Chancellor Angela Merkel's office hit back Monday at Turkish President Recep Tayyip Erdogan in a blistering row over a German parliamentary vote declaring the Ottoman Empire committed genocide against Armenians.
Erdogan has angrily condemned last week's vote on the World War I massacres, charging that the 11 German MPs with Turkish roots who backed it supported "terrorism" by the banned Kurdish Workers' Party (PKK), and demanding Sunday that they undergo "blood tests" to see "what kind of Turks they are".
But Merkel's spokesman Steffen Seibert said that while Berlin also considers the PKK a terrorist group, "to associate individual members of parliament with terrorism is utterly incomprehensible to us".
Integration Minister Aydan Ozoguz labeled the terrorism claim "incredible" and said it "represents a severe test for German-Turkish relations".
The June 2 vote added yet another bone of contention to Turkey's troubled relationship with the European Union, and comes as the 28-nation bloc is banking on Ankara to block the flow of migrants into Europe.

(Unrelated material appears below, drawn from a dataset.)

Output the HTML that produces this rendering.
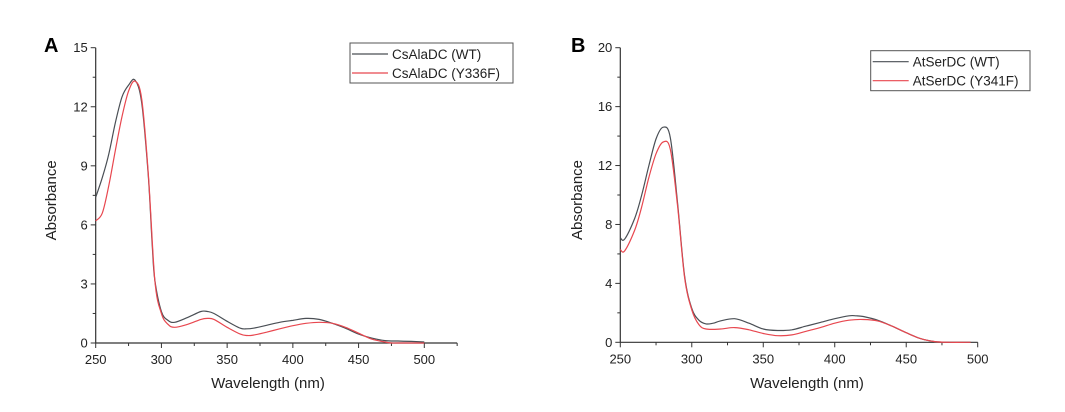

Seibert made clear that "the resolution was a political initiative that emerged from the midst of the Bundestag, which is a democratically-elected, independent organ under our constitution".
"The Bundestag reached a sovereign decision. That must be respected," Seibert said, adding that this was the message Merkel had given to the Turkish president.
- Police protection -
Erdogan -- in a bitter reaction to the vote to recognize the 1915-1916 killings as genocide -- singled out German Greens party co-leader Cem Ozdemir, one of the instigators of the resolution.
Ozdemir has been placed under police protection after receiving anonymous death threats.
Integration Minister Ozoguz, of the Social Democrats, said that "the death threats against us, members of the German Bundestag, are absolutely unacceptable and deeply shock me".
"I expect that parliament will now clearly express its solidarity with us and will not leave us alone in this," she told national news agency DPA.
The Turkish community in Germany -- which broadly opposes the 'genocide' vote -- nonetheless also criticized Erdogan on Monday for the pressure his government and its supporters had placed on German lawmakers of Turkish origin.
"We find death threats and demands for blood tests abhorrent," its chairman Gokay Sofuoglu told DPA.
"I think the era when people were defined by their blood ended in 1945. This is absolutely out of place."